Halfway Through 2021: Sales Tax Changes That Are Impacting Retailers
The first half of 2021 was busy for tax policy changes in the U.S. In its mid-year sales tax changes report, Avalara uncovered some of the major changes impacting business this year, including how states are reconsidering COVID-19 tax relief policies, examining benefits of broadening the tax base, and continuing to pass remote sales tax bills.
Here are some of the changes that are impacting retailers today.
Changes to COVID-19 Tax Relief
Many states continued providing sales tax filing or payment extensions to help businesses cope with the impact of COVID-19 in the first half of 2021, including:
- Maryland granted taxpayers an automatic filing and payment extension during the first half of 2021.
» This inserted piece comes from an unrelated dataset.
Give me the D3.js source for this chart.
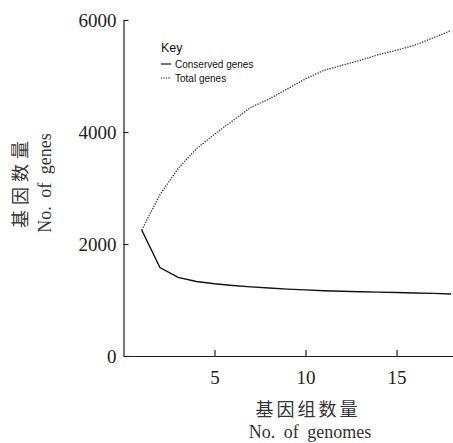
<!DOCTYPE html>
<html>
<head>
<meta charset="utf-8">
<script src="https://cdn.jsdelivr.net/npm/d3@7"></script>
<style>
  body { margin: 0; background: #fff; }
  .tick text { font-family: "Liberation Serif", "Times New Roman", serif; font-size: 19px; fill: #222; }
  .axisText { font-family: "Liberation Serif", serif; font-size: 18px; fill: #333; }
  .cjk { font-family: "Noto Sans CJK SC", sans-serif; font-size: 18px; fill: #333; }
  .legend { font-family: "Liberation Sans", Arial, sans-serif; fill: #111; }
</style>
</head>
<body>
<div class="chart"></div>
<script>
var svgWidth = 453;
var svgHeight = 443;

// data
var genomes = [1, 2, 3, 4, 5, 6, 7, 8, 9, 10, 11, 12, 13, 14, 15, 16, 17, 18];
var conservedGenes = [2250, 1580, 1405, 1330, 1290, 1260, 1235, 1215, 1195, 1180, 1165, 1155, 1148, 1140, 1133, 1126, 1118, 1108];
var totalGenes = [2250, 2880, 3350, 3700, 3960, 4200, 4440, 4590, 4770, 4950, 5100, 5190, 5280, 5380, 5460, 5550, 5680, 5810];
var xTicks = [5, 10, 15];
var yTicks = [0, 2000, 4000, 6000];
var seriesNames = ["Conserved genes", "Total genes"];

var svg = d3.select(".chart")
  .append("svg")
  .attr("width", svgWidth)
  .attr("height", svgHeight);

var xScale = d3.scaleLinear()
  .domain([0, 18.1])
  .range([123.5, 453]);

var yScale = d3.scaleLinear()
  .domain([0, 6000])
  .range([356, 20]);

// axes, ticks pointing inward
var bottomAxis = d3.axisBottom(xScale)
  .tickValues(xTicks)
  .tickFormat(d3.format("d"))
  .tickSizeInner(-6)
  .tickSizeOuter(0)
  .tickPadding(15);

var leftAxis = d3.axisLeft(yScale)
  .tickValues(yTicks)
  .tickFormat(d3.format("d"))
  .tickSizeInner(-5)
  .tickSizeOuter(0)
  .tickPadding(7);

var xAxisG = svg.append("g")
  .attr("transform", "translate(0,356)")
  .call(bottomAxis);

var yAxisG = svg.append("g")
  .attr("transform", "translate(123.5,0)")
  .call(leftAxis);

svg.selectAll(".domain, .tick line")
  .attr("stroke", "#222")
  .attr("stroke-width", 1.2);
yAxisG.selectAll(".tick text").attr("dy", "0.36em");

var line = d3.line()
  .x(function (d) { return xScale(d.x); })
  .y(function (d) { return yScale(d.y); });

var conservedData = genomes.map(function (g, i) { return { x: g, y: conservedGenes[i] }; });
var totalData = genomes.map(function (g, i) { return { x: g, y: totalGenes[i] }; });

svg.append("path")
  .datum(totalData)
  .attr("fill", "none")
  .attr("stroke", "#333")
  .attr("stroke-width", 1.3)
  .attr("stroke-dasharray", "1.3,1.3")
  .attr("d", line);

svg.append("path")
  .datum(conservedData)
  .attr("fill", "none")
  .attr("stroke", "#111")
  .attr("stroke-width", 1.4)
  .attr("d", line);

// legend
var legend = svg.append("g").attr("transform", "translate(161,0)");
legend.append("text")
  .attr("class", "legend")
  .attr("x", 0)
  .attr("y", 52)
  .style("font-size", "12.5px")
  .text("Key");

seriesNames.forEach(function (name, i) {
  var y = 64 + i * 14;
  legend.append("line")
    .attr("x1", 0).attr("x2", 10)
    .attr("y1", y).attr("y2", y)
    .attr("stroke", "#111")
    .attr("stroke-width", 1.2)
    .attr("stroke-dasharray", i == 1 ? "1.2,1.2" : null);
  legend.append("text")
    .attr("class", "legend")
    .attr("x", 14)
    .attr("y", y + 3.5)
    .style("font-size", "10px")
    .text(name);
});

// axis titles
svg.append("text")
  .attr("class", "cjk")
  .attr("x", 308)
  .attr("y", 416)
  .attr("text-anchor", "middle")
  .style("letter-spacing", "3px")
  .text("基因组数量");

svg.append("text")
  .attr("class", "axisText")
  .attr("x", 310)
  .attr("y", 438)
  .attr("text-anchor", "middle")
  .style("word-spacing", "4px")
  .text("No. of genomes");

// rotated y titles (opacity keeps the glyphs grey)
var yTitle = svg.append("g").style("opacity", 0.99);
yTitle.append("text")
  .attr("class", "cjk")
  .attr("transform", "translate(27,182) rotate(-90)")
  .attr("text-anchor", "middle")
  .style("letter-spacing", "5px")
  .text("基因数量");

yTitle.append("text")
  .attr("class", "axisText")
  .attr("transform", "translate(51,183) rotate(-90)")
  .attr("text-anchor", "middle")
  .style("word-spacing", "4px")
  .text("No. of genes");
</script>
</body>
</html>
- California allows certain taxpayers to apply for a 12-month, interest-free payment plan.
- Massachusetts extended payment deadlines for certain vendors, giving them until Oct. 30, 2021, to pay room occupancy excise tax and sales and use taxes that are normally due on March 20, 2020, through June 1, 2021.
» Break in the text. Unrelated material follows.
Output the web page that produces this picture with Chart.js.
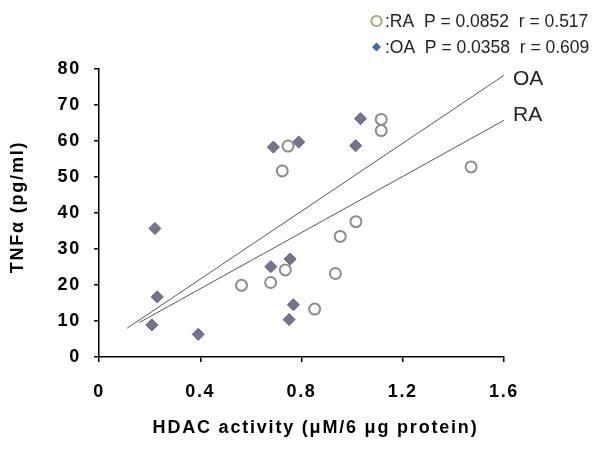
<!DOCTYPE html>
<html>
<head>
<meta charset="utf-8">
<script src="https://cdn.jsdelivr.net/npm/chart.js@4.4.1/dist/chart.umd.min.js"></script>
<style>
  html, body { margin: 0; padding: 0; background: #fff; }
</style>
</head>
<body>
<canvas id="myChart" width="600" height="449"></canvas>
<script>
// RA patients (open circles)
const raX = [0.747, 0.724, 1.115, 1.115, 1.470, 1.015, 0.953, 0.934, 0.563, 0.678, 0.736, 0.852];
const raY = [58.6, 51.7, 66.0, 62.9, 52.8, 37.6, 33.5, 23.2, 19.9, 20.7, 24.2, 13.3];

// OA patients (diamonds)
const oaX = [0.221, 0.230, 0.209, 0.392, 0.679, 0.755, 0.768, 0.751, 0.689, 0.789, 1.033, 1.014];
const oaY = [35.7, 16.7, 8.9, 6.3, 25.1, 27.2, 14.5, 10.4, 58.3, 59.7, 66.2, 58.7];

// regression lines (end points)
const oaLineX = [0.111, 1.6];
const oaLineY = [8.0, 78.25];
const raLineX = [0.160, 1.6];
const raLineY = [9.6, 65.75];

const xTickLabels = ['0', '0.4', '0.8', '1.2', '1.6'];
const yTickLabels = ['0', '10', '20', '30', '40', '50', '60', '70', '80'];

const xTitle = 'HDAC activity (μM/6 μg protein)';
const yTitle = 'TNFα (pg/ml)';

const legendRows = [
    { symbol: 'circle', text: ':RA  P = 0.0852  r = 0.517' },
    { symbol: 'diamond', text: ':OA  P = 0.0358  r = 0.609' }
];

function toPoints(xs, ys) {
    return xs.map((x, i) => ({ x: x, y: ys[i] }));
}

const FONT = '"Liberation Sans", Arial, sans-serif';

// axis text in the figure is spaced out a bit wider than plain Arial,
// and the axis titles sit a little off-centre, so they are drawn here
const annotatePlugin = {
    id: 'annotate',
    beforeDraw(chart) {
        chart.ctx.letterSpacing = '1.7px';
    },
    afterDraw(chart) {
        const ctx = chart.ctx;
        const area = chart.chartArea;
        const xs = chart.scales.x;
        const ys = chart.scales.y;

        ctx.save();
        ctx.fillStyle = '#000';
        ctx.textBaseline = 'middle';
        ctx.textAlign = 'center';
        ctx.font = 'bold 18px ' + FONT;
        ctx.letterSpacing = '1.8px';
        ctx.fillText(xTitle, (area.left + area.right) / 2 + 14, 428);

        ctx.save();
        ctx.translate(18, (area.top + area.bottom) / 2 - 6);
        ctx.rotate(-Math.PI / 2);
        ctx.fillText(yTitle, 0, 0);
        ctx.restore();

        ctx.letterSpacing = '0px';
        ctx.textAlign = 'left';

        // line labels at the end of each regression line
        ctx.fillStyle = '#222';
        ctx.font = '21px ' + FONT;
        ctx.fillText('OA', xs.getPixelForValue(oaLineX[1]) + 9, ys.getPixelForValue(oaLineY[1]) + 4);
        ctx.fillText('RA', xs.getPixelForValue(raLineX[1]) + 9, ys.getPixelForValue(raLineY[1]) - 5);

        // stats legend, top right
        ctx.font = '17.5px ' + FONT;
        legendRows.forEach((row, i) => {
            const y = 21 + i * 26;
            if (row.symbol === 'circle') {
                ctx.beginPath();
                ctx.arc(376.5, y, 5.2, 0, Math.PI * 2);
                ctx.lineWidth = 1.8;
                ctx.strokeStyle = '#a3a36a';
                ctx.stroke();
            } else {
                ctx.beginPath();
                ctx.moveTo(376.5, y - 4.5);
                ctx.lineTo(381, y);
                ctx.lineTo(376.5, y + 4.5);
                ctx.lineTo(372, y);
                ctx.closePath();
                ctx.fillStyle = '#4669a8';
                ctx.fill();
            }
            ctx.fillStyle = '#222';
            ctx.fillText(row.text, 385, y + 1);
        });
        ctx.restore();
    }
};

const ctx = document.getElementById('myChart').getContext('2d');
new Chart(ctx, {
    type: 'scatter',
    data: {
        datasets: [{
            label: 'OA fit',
            data: toPoints(oaLineX, oaLineY),
            showLine: true,
            borderColor: '#555',
            borderWidth: 1,
            pointRadius: 0
        }, {
            label: 'RA fit',
            data: toPoints(raLineX, raLineY),
            showLine: true,
            borderColor: '#555',
            borderWidth: 1,
            pointRadius: 0
        }, {
            label: 'RA',
            data: toPoints(raX, raY),
            pointStyle: 'circle',
            pointRadius: 5.5,
            backgroundColor: '#fff',
            borderColor: '#8c8c8c',
            borderWidth: 2
        }, {
            label: 'OA',
            data: toPoints(oaX, oaY),
            pointStyle: 'rectRot',
            pointRadius: 6,
            backgroundColor: '#77738f',
            borderColor: '#625e7c',
            borderWidth: 1
        }]
    },
    options: {
        responsive: false,
        animation: false,
        layout: {
            padding: { left: 0, right: 96, top: 69, bottom: 0 }
        },
        plugins: {
            legend: { display: false },
            tooltip: { enabled: false }
        },
        scales: {
            x: {
                type: 'linear',
                min: 0,
                max: 1.6,
                afterFit: scale => { scale.height = 92; },
                grid: { drawOnChartArea: false, color: '#000', lineWidth: 1.5, tickLength: 5 },
                border: { color: '#000', width: 1.5 },
                ticks: {
                    stepSize: 0.4,
                    padding: 19,
                    color: '#000',
                    font: { family: FONT, size: 18, weight: 'bold' },
                    callback: (value, index) => xTickLabels[index]
                }
            },
            y: {
                min: 0,
                max: 80,
                afterFit: scale => { scale.width = 99; },
                grid: { drawOnChartArea: false, color: '#000', lineWidth: 1.5, tickLength: 5 },
                border: { color: '#000', width: 1.5 },
                ticks: {
                    stepSize: 10,
                    padding: 13,
                    color: '#000',
                    font: { family: FONT, size: 18, weight: 'bold' },
                    callback: (value, index) => yTickLabels[index]
                }
            }
        }
    },
    plugins: [annotatePlugin]
});
</script>
</body>
</html>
- New Mexico required taxpayers to file returns on time, but gave them more time to pay gross receipts tax.
- Pennsylvania and Washington are offering tax relief on a case-by-case basis, while Texas and Vermont may allow special payment provisions for taxpayers struggling because of COVID-19.
Additionally, some states are finding alternative ways to ease the adverse effects of COVID-19 on businesses. Virginia is providing a temporary sales tax exemption for personal protective equipment (PPE) to encourage businesses to comply with COVID-19 prevention measures. While Indiana is waiving use tax on donated COVID-19 goods such as medical supplies, food, and cleaning supplies. Connecticut, Minnesota, and New Jersey have also considered exempting PPE, but haven’t put anything in place as of now.
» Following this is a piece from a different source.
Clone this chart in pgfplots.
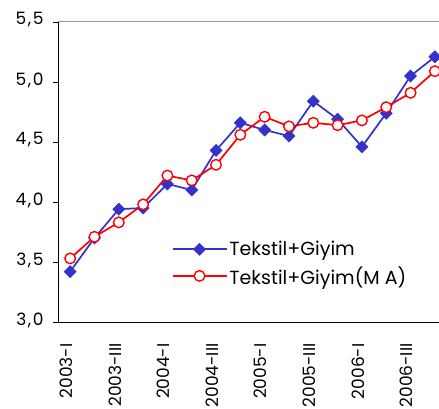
\documentclass[border=0pt]{standalone}
\usepackage{pgfplots}
\pgfplotsset{compat=1.18}
\usetikzlibrary{calc}
\usepackage{fontspec}
\setmainfont{Poppins}
\newfontfamily\tickfont[LetterSpace=9]{Poppins}
\definecolor{seriesblue}{RGB}{51,51,204}
\definecolor{seriesred}{RGB}{255,0,0}

\begin{document}
\begin{tikzpicture}
\begin{axis}[
  name=ax,
  scale only axis,
  width=381pt, height=300pt,
  xmin=-0.5, xmax=15.17,
  ymin=3, ymax=5.5,
  axis x line*=bottom,
  axis y line*=left,
  axis line style={black, line width=0.9pt},
  font=\fontsize{17}{20}\selectfont,
  ytick={3,3.5,...,5.5},
  y tick label style={font=\tickfont\fontsize{17}{20}\selectfont,
    /pgf/number format/use comma, /pgf/number format/fixed,
    /pgf/number format/fixed zerofill, /pgf/number format/precision=1,
    /pgf/number format/assume math mode=true, xshift=-6pt, yshift=2pt},
  tick style={black, line width=0.8pt},
  major tick length=5pt,
  ytick align=outside,
  xtick={0,2,...,14},
  xticklabels={2003-I,2003-III,2004-I,2004-III,2005-I,2005-III,2006-I,2006-III},
  x tick label style={rotate=90, anchor=east, xshift=-13pt, yshift=4pt},
  xtick style={draw=none},
  minor xtick={-0.5,0.5,...,15.5},
  minor tick length=5pt,
  minor x tick style={black, line width=0.8pt},
  xtick align=outside,
  clip=false,
  legend style={draw=none, fill=none, at={(0.29,0.283)}, anchor=north west,
    font=\fontsize{19}{22}\selectfont, row sep=5pt, cells={anchor=west}},
  legend image code/.code={\draw[mark repeat=2, mark phase=2, #1]
    plot coordinates {(0pt,0pt) (27pt,0pt) (54pt,0pt)};},
]
% top frame line
\draw[gray!80, line width=1pt] (rel axis cs:0,1) -- (rel axis cs:1,1);

\addplot[seriesblue, line width=1.7pt, mark=square*, mark size=4.3pt,
  mark options={rotate=45, fill=seriesblue, line width=0.5pt}]
  coordinates {
  (0,3.42) (1,3.70) (2,3.94) (3,3.95) (4,4.15) (5,4.10) (6,4.43) (7,4.66)
  (8,4.60) (9,4.55) (10,4.84) (11,4.69) (12,4.46) (13,4.74) (14,5.05) (15,5.21)};
\addlegendentry{Tekstil+Giyim}

\addplot[seriesred, line width=1.7pt, mark=*, mark size=5.3pt,
  mark options={fill=white, line width=1.4pt}]
  coordinates {
  (0,3.53) (1,3.71) (2,3.83) (3,3.98) (4,4.22) (5,4.18) (6,4.31) (7,4.56)
  (8,4.71) (9,4.63) (10,4.66) (11,4.64) (12,4.68) (13,4.79) (14,4.91) (15,5.09)};
\addlegendentry{Tekstil+Giyim(M A)}
\end{axis}
\pgfresetboundingbox
\path ($(ax.south west)+(-58pt,-87pt)$) rectangle ($(ax.north east)+(0pt,22pt)$);
\end{tikzpicture}
\end{document}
States Explore New Sales Tax Revenue Streams
With things getting back to business as usual, lawmakers and tax officials across the country are considering how re-evaluating their tax base can help minimize the negative effects of any future events. Hawaii is looking into policies that could encourage businesses to relocate to the Aloha State, which suffered greatly during the COVID-19 lockdown due to its reliance on tourism.
Similarly, Vermont recently voted to extend a program that pays people to move to Vermont, an option open to more people now that many employers have shifted to a remote workforce. Vermont has also explored broadening its tax base. For example, the Vermont Tax Structure Commission has determined that “the broader the [sales tax] base, the less likely a particular crisis is to have a disproportionate negative effect.” Of course, this can be a hard sell; Louisiana and Nebraska are among the states that unsuccessfully tried to expand sales tax to services this spring.
The Final Two States Pass Remote Sales Tax Bills
Since June 2018, when the U.S. Supreme Court ruled in favor of the state in South Dakota v. Wayfair, Inc. authorizing states to base sales tax nexus solely on economic activity in the state (economic nexus), extending sales tax to remote sales has been one of the most effective ways for states to increase sales tax collections. Three years later, economic nexus laws have been adopted by every state with a sales tax.
In April 2021, Florida enacted an economic nexus law that would require out-of-state sellers with no physical presence in the state to register for, collect and remit sales tax if it has more than $100,000 in taxable sales into Florida in the previous calendar year. The Sunshine State is also requiring marketplace facilitators to collect and remit the tax due on third-party sales on and after July 1, 2021.
Missouri became the last state with a sales tax to enact economic nexus on June 30 when Senate Bill 153 passed. Missouri will require certain remote vendors and marketplace facilitators to register with the Missouri Department of Revenue then collect and remit sales and use tax starting Jan. 1, 2023. Lawmakers have been working to get an economic nexus bill across the governor’s desk shortly after the Wayfair decision in 2018, but with more than 2,000 local taxing jurisdictions in the state, many of which overlap, Missouri’s complex local sales and use tax system provided an array of challenges for policymakers to overcome.
For the remaining months of 2021 and beyond, businesses will have to stay informed and be ready to adapt to the ever-changing tax landscape. From changing tax relief measures across states to expanding remote sales tax obligations, there's no shortage of tax-related obstacles that retailers may need to overcome. Staying up-to-date on compliance regulatory changes is paramount to reduce the risk of future audits.
Liz Armbruester is senior vice president of global compliance operations at Avalara, automated tax compliance software.